Earlier this month, Hungarian Foreign Minister Peter Szijarto insisted that his country would not allow weapons to transit through its territory, because that would endanger humanitarian aid deliveries and the safety of ethnic Hungarians living on the other side of the border.
“We don’t want [Russians] to shoot at the areas where Hungarians live, that’s why we would not like to get involved in this conflict,” Szijarto told CNN on July 5.
Szijarto did not comment on the Ukrainian report on Tuesday, as he traveled to New York, where he is expected to attend a session of the UN Security Council.
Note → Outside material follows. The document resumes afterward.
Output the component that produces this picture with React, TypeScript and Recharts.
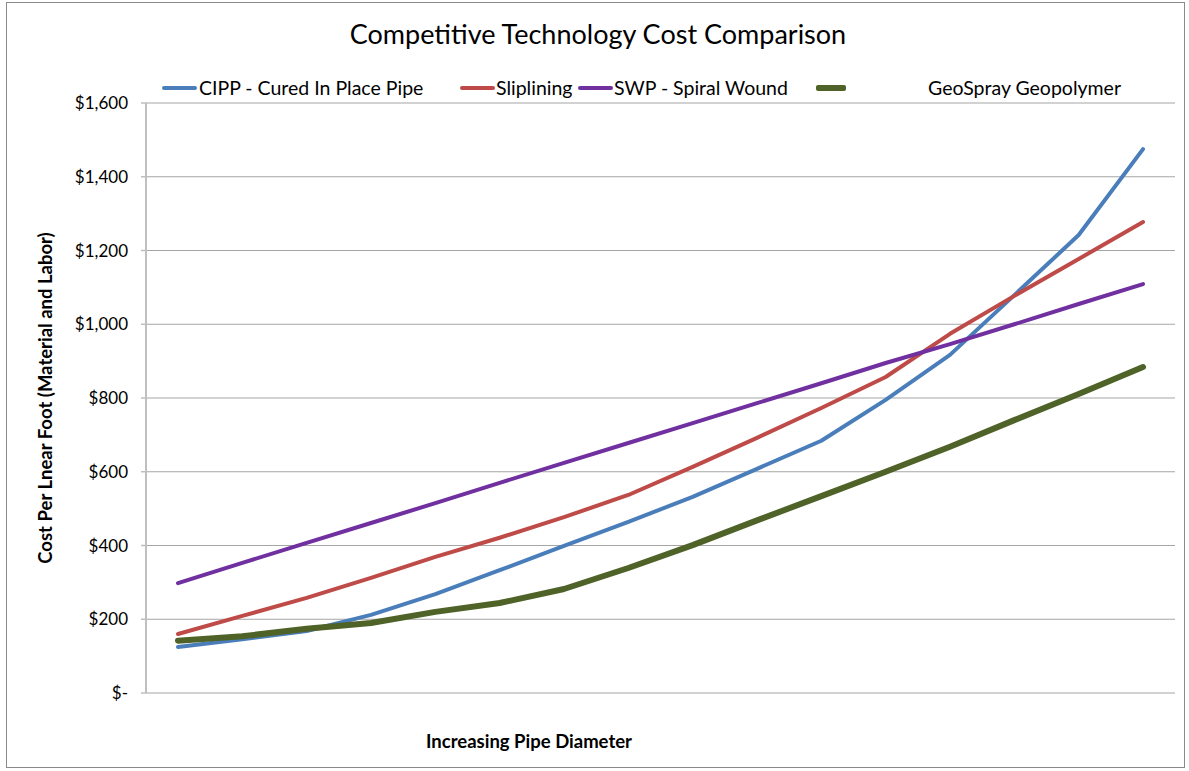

The most recent Ukraine-related post on his Facebook page, which he uses to communicate with the public. His most recent post referencing the situation in Ukraine, criticized, the EU for focusing on sanctions instead of trying to make peace.
However, Hungarian Foreign Ministry spokesman Paczolay Mate issued a statement clarifying that nothing has changed in Budapest’s position on the delivery of weapons to Ukraine.
“Hungary's position regarding the delivery of weapons to Ukraine has been clear from the beginning: we do not send soldiers or weapons to Ukraine, and we do not allow weapons to cross the Hungarian-Ukrainian border. This position remains unchanged,” Mate wrote.
According to the Lviv city council, Levente told Mayor Andrey Sadovoy that Hungary sympathized with Ukraine because it had been at war “to the death” with Russia three times over the past 200 years – presumably a reference to both world wars as well as the 1848 revolt against the Habsburg crown, which Russia helped quash as part of the Holy Alliance commitment to Austria.
Kiev has repeatedly criticized Budapest for insufficiently supporting the Ukrainian cause. Meanwhile, Orban has argued that EU sanctions against Russia were destroying the bloc’s own economy rather than hurting Moscow, while the speaker of the Hungarian parliament claimed Ukrainian President Vladimir Zelensky had a “mental problem” because he went around threatening the countries whose help he needed.